Branches and Branching
When working with version control, you work in what is called a Branch. Every version control has a Main Branch, which is the master set of source files.
Branching is the concept of making a copy of the source file(s) seperate from the main development branch. This is useful when working on a project and you don't want to include these changes until the project is complete. Once complete these files can the be merged back into the main branch.
Tagging and Labelling
Source code can be tagged or labelled, and thes tags can be used to access certain versions of file. For example, a tag could be set on each file as a version of your software is released. Should you need to obtain a copy of all source files as they were at the time the version was compiled, you could fetch all of the files tagged with the relevant value.
Free and Open Source Packages
There are many free and Open Source version control packages around.
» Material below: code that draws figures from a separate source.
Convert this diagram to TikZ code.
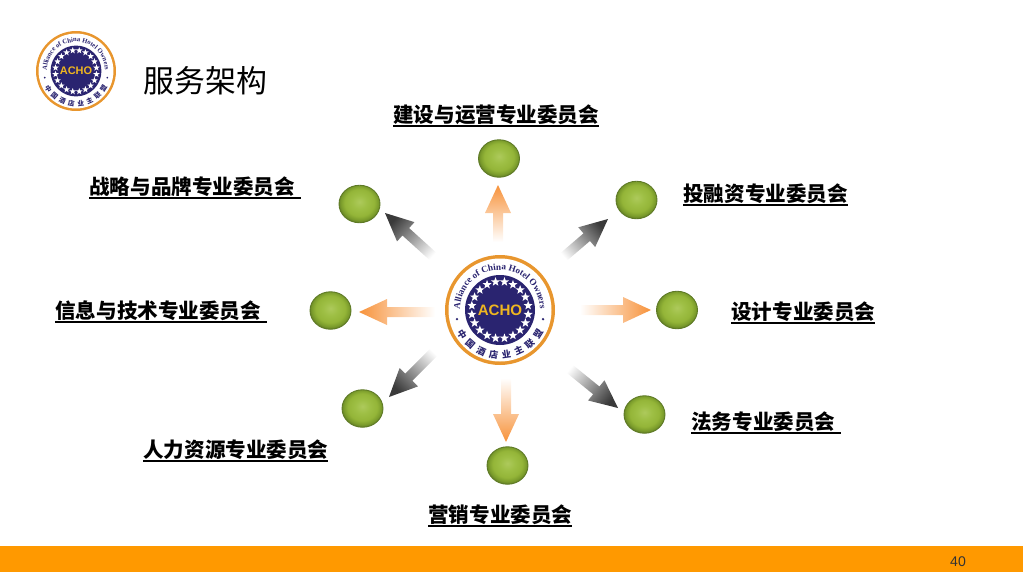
\documentclass[tikz,border=0pt]{standalone}
\usepackage{fontspec}
\setmainfont{Liberation Sans}
\newfontfamily\cjk{Noto Sans CJK SC}
\newfontfamily\logoserif{Liberation Serif}
\usepackage{xcolor}
\usepackage{tikz}
\usetikzlibrary{shapes.geometric,positioning,calc,decorations.text}

\definecolor{barorange}{HTML}{FF9900}
\definecolor{ringorange}{HTML}{E8962E}
\definecolor{logonavy}{HTML}{2A2470}
\definecolor{arroworange}{HTML}{F7923A}
\definecolor{arrowgray}{HTML}{3A3A3A}
\definecolor{ballrim}{HTML}{5E7A26}

\pgfdeclareradialshading{ballgreen}{\pgfpoint{0bp}{3bp}}{
    rgb(0bp)=(0.68,0.79,0.36);
    rgb(9bp)=(0.62,0.75,0.27);
    rgb(18bp)=(0.58,0.71,0.22);
    rgb(23bp)=(0.48,0.61,0.17);
    rgb(27bp)=(0.36,0.46,0.14);
    rgb(50bp)=(0.36,0.46,0.14)}

% shaded arrow between two named points
\newcommand{\spoke}[3]{%
    \pgfmathanglebetweenpoints{\pgfpointanchor{#1}{center}}{\pgfpointanchor{#2}{center}}%
    \let\spokeangle\pgfmathresult
    \coordinate (neck) at ($(#2)!0.56cm!(#1)$);
    \shade[top color=#3, bottom color=white, shading angle=\spokeangle-90]
        ($(#1)!0.1cm!90:(#2)$) -- ($(neck)!0.1cm!90:(#2)$)
        -- ($(neck)!0.26cm!90:(#2)$) -- (#2)
        -- ($(neck)!0.26cm!-90:(#2)$) -- ($(neck)!0.1cm!-90:(#2)$)
        -- ($(#1)!0.1cm!-90:(#2)$) -- cycle;}

% round badge: name, x, y, scale
\newcommand{\achologo}[4]{%
    \pgfmathsetmacro{\fsband}{#4*8.6}
    \pgfmathsetmacro{\fstop}{#4*5.2}
    \pgfmathsetmacro{\fslow}{#4*5.2}
    \begin{scope}[shift={(#2,#3)}, x=#4*0.02cm, y=#4*0.02cm]
        \fill[ringorange] (0,0) circle[radius=55];
        \fill[white] (0,0) circle[radius=51.5];
        \fill[logonavy] (0,0) circle[radius=35];
        \foreach \i in {1,...,20}
            \node[star, star points=5, star point ratio=2.4, fill=white, inner sep=0pt,
                minimum size=#4*5.4pt] (#1s\i) at (\i*18+9:28.5) {};
        \node[inner sep=0pt, text=ringorange!70!yellow, font=\bfseries\fontsize{\fsband}{\fsband}\selectfont] (#1) at (0,0) {ACHO};
        \path[decorate, decoration={text along path, text align=center,
            text={|\logoserif\bfseries\fontsize{\fstop}{\fstop}\selectfont\color{logonavy}|Alliance of China Hotel Owners}}]
            (190:40) arc[start angle=190, end angle=-10, radius=40];
        \path[decorate, decoration={text along path, text align={fit to path},
            text={|\cjk\bfseries\fontsize{\fslow}{\fslow}\selectfont\color{logonavy}|中国酒店业主联盟}}]
            (207:48.5) arc[start angle=207, end angle=333, radius=48.5];
        \fill[logonavy] (192:44) circle[radius=1.3] (-12:44) circle[radius=1.3];
    \end{scope}}

\begin{document}
\begin{tikzpicture}[x=0.02cm, y=-0.02cm,
    ball/.style={ellipse, draw=ballrim, line width=0.5pt, shading=ballgreen, minimum width=0.82cm, minimum height=0.75cm, inner sep=0pt},
    lbl/.style={anchor=west, inner sep=0pt, font=\cjk\bfseries\fontsize{11.7}{14}\selectfont}]
    \useasboundingbox (0,0) rectangle (1023,585);

    % footer
    \node[fill=barorange, minimum width=20.46cm, minimum height=0.52cm, inner sep=0pt, anchor=north west] (bar) at (0,546) {};
    \node[font=\fontsize{8}{10}\selectfont, text=black!80] (page) at (958,562) {40};

    % title
    \achologo{logosmall}{76}{71}{0.727}
    \node[anchor=west, inner sep=0pt, font=\cjk\fontsize{17.6}{20}\selectfont] (title) at (143,81) {服务架构};

    % centre and outer balls
    \achologo{hub}{500}{310}{1}
    \node[ball] (bN) at (499,158.5) {};
    \node[ball] (bNE) at (636.5,200) {};
    \node[ball] (bE) at (677,310) {};
    \node[ball] (bSE) at (644.5,414.5) {};
    \node[ball] (bS) at (507.5,465.5) {};
    \node[ball] (bSW) at (362.5,408.5) {};
    \node[ball] (bW) at (330.5,310.5) {};
    \node[ball] (bNW) at (359.5,204) {};

    % free ends of the arrows
    \coordinate (tN) at (498,242);   \coordinate (hN) at (498,185);
    \coordinate (tNE) at (560,260);  \coordinate (hNE) at (608,219);
    \coordinate (tE) at (580,310);   \coordinate (hE) at (651,310);
    \coordinate (tSE) at (565,365);  \coordinate (hSE) at (618,408);
    \coordinate (tS) at (506,378);   \coordinate (hS) at (506,442);
    \coordinate (tSW) at (438,348);  \coordinate (hSW) at (389,397);
    \coordinate (tW) at (435,312);   \coordinate (hW) at (359,312);
    \coordinate (tNW) at (437,260);  \coordinate (hNW) at (385,213);

    \spoke{tN}{hN}{arroworange}
    \spoke{tNE}{hNE}{arrowgray}
    \spoke{tE}{hE}{arroworange}
    \spoke{tSE}{hSE}{arrowgray}
    \spoke{tS}{hS}{arroworange}
    \spoke{tSW}{hSW}{arrowgray}
    \spoke{tW}{hW}{arroworange}
    \spoke{tNW}{hNW}{arrowgray}

    % labels
    \newcommand{\ulbl}[1]{\setbox0\hbox{#1}\rlap{\rule[-2.4pt]{\wd0}{0.9pt}}\box0}
    \node[lbl] (lN) at (393,116) {\ulbl{建设与运营专业委员会}};
    \node[lbl] (lNE) at (683,195) {\ulbl{投融资专业委员会}};
    \node[lbl] (lE) at (731,313) {\ulbl{设计专业委员会}};
    \node[lbl] (lSE) at (691,423) {\ulbl{法务专业委员会\hspace{3.4pt}}};
    \node[lbl] (lS) at (428,516) {\ulbl{营销专业委员会}};
    \node[lbl] (lSW) at (143,451) {\ulbl{人力资源专业委员会}};
    \node[lbl] (lW) at (55,312) {\ulbl{信息与技术专业委员会\hspace{3.4pt}}};
    \node[lbl] (lNW) at (89,188) {\ulbl{战略与品牌专业委员会\hspace{3.4pt}}};
\end{tikzpicture}
\end{document}
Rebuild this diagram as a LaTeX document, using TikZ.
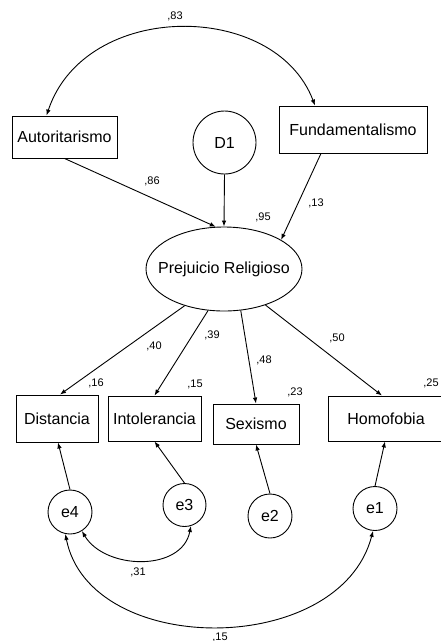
\documentclass[tikz,border=0pt]{standalone}
\usepackage{fontspec}
\setmainfont{Liberation Sans}
\usetikzlibrary{shapes.geometric,arrows.meta}
\begin{document}
\begin{tikzpicture}[x=1pt,y=-1pt,
  every node/.style={font=\fontsize{16}{19}\selectfont, inner sep=0pt},
  obs/.style={draw, rectangle, line width=0.9pt},
  lat/.style={draw, circle, line width=0.9pt, minimum size=44pt},
  coef/.style={font=\fontsize{11}{13}\selectfont},
  tip/.tip={Latex[length=6pt,width=4.5pt]},
  path/.style={line width=0.9pt, -tip},
  cov/.style={line width=0.9pt, tip-tip}]
\useasboundingbox (0,0) rectangle (440,641);

% exogenous observed variables
\node[obs, minimum width=105pt, minimum height=42pt] (auto) at (64.5,137) {Autoritarismo};
\node[obs, minimum width=148pt, minimum height=47pt] (fund) at (353,129.5) {Fundamentalismo};
\node[lat, minimum size=63pt] (d1) at (224.5,142.5) {D1};

% latent
\node[draw, ellipse, line width=0.9pt, minimum width=156pt, minimum height=84pt,
      label={[font=\fontsize{16}{19}\selectfont]center:Prejuicio Religioso}] (pr) at (224,269) {};

% indicators
\node[obs, minimum width=82pt, minimum height=47pt] (dist) at (57,418.5) {Distancia};
\node[obs, minimum width=93pt, minimum height=45pt] (into) at (154.5,418.5) {Intolerancia};
\node[obs, minimum width=86pt, minimum height=40pt] (sex) at (256,424) {Sexismo};
\node[obs, minimum width=116pt, minimum height=45pt] (homo) at (386,418.5) {Homofobia};

% errors
\node[lat] (e4) at (70,512) {e4};
\node[lat, minimum size=43pt] (e3) at (184.5,505) {e3};
\node[lat] (e2) at (270,516) {e2};
\node[lat] (e1) at (375,508.5) {e1};

% paths
\draw[path] (auto.south) -- (pr.101);
\draw[path] (d1.south) -- (pr.north);
\draw[path] ([xshift=-32pt]fund.south) -- (pr.27);

\draw[path] (pr.223) -- ([xshift=3pt]dist.north);
\draw[path] (pr.249) -- (into.north);
\draw[path] (pr.292) -- (sex.north);
\draw[path] (pr.319) -- ([xshift=-4pt]homo.north);

\draw[path] (e4.north) -- ([xshift=1pt]dist.south);
\draw[path] (e3.north) -- (into.south);
\draw[path] (e2.north) -- (sex.south);
\draw[path] (e1.north) -- ([xshift=-1pt]homo.south);

% covariances
\draw[cov] ([xshift=-18pt]auto.north) .. controls (85,0) and (275,0) .. ([xshift=-38pt]fund.north);
\draw[cov] (e4.302) .. controls (105,570) and (182,572) .. (e3.287);
\draw[cov] (e4.258) .. controls (90,658) and (340,658) .. (e1.265);

% coefficients
\node[coef] (c83) at (175,16.5) {,83};
\node[coef] (c86) at (152,181) {,86};
\node[coef] (c95) at (263,217) {,95};
\node[coef] (c13) at (316,203) {,13};
\node[coef] (c40) at (154,346) {,40};
\node[coef] (c39) at (212,335) {,39};
\node[coef] (c48) at (264,360) {,48};
\node[coef] (c50) at (337,338) {,50};
\node[coef] (c16) at (96,383) {,16};
\node[coef] (c15a) at (195,384) {,15};
\node[coef] (c23) at (295,392) {,23};
\node[coef] (c25) at (431,383) {,25};
\node[coef] (c31) at (138,572) {,31};
\node[coef] (c15b) at (220,637) {,15};
\end{tikzpicture}
\end{document}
The main ones are CVS and Subversion . Both are extremely powerful, though arguably harder to use and setup than many commercial packages
- CVSNT - the Windows version of CVS
- Eclipse CVS client
- Eclipse Subversion client (Subclipse)
- Another Eclipse Subversion client (Subversive)
- Tortoise SVN a Subversion Client that is integrated into Windows Explorer - very easy to use
- Tortoise CVS a CVS Client that is integrated into Windows Explorer
Version Control and DataFlex articles on this wiki
Commonly used commercial Version Control packages include Microsoft's Visual Sourcesafe and Sourcegear's Fortress and Vault Packages.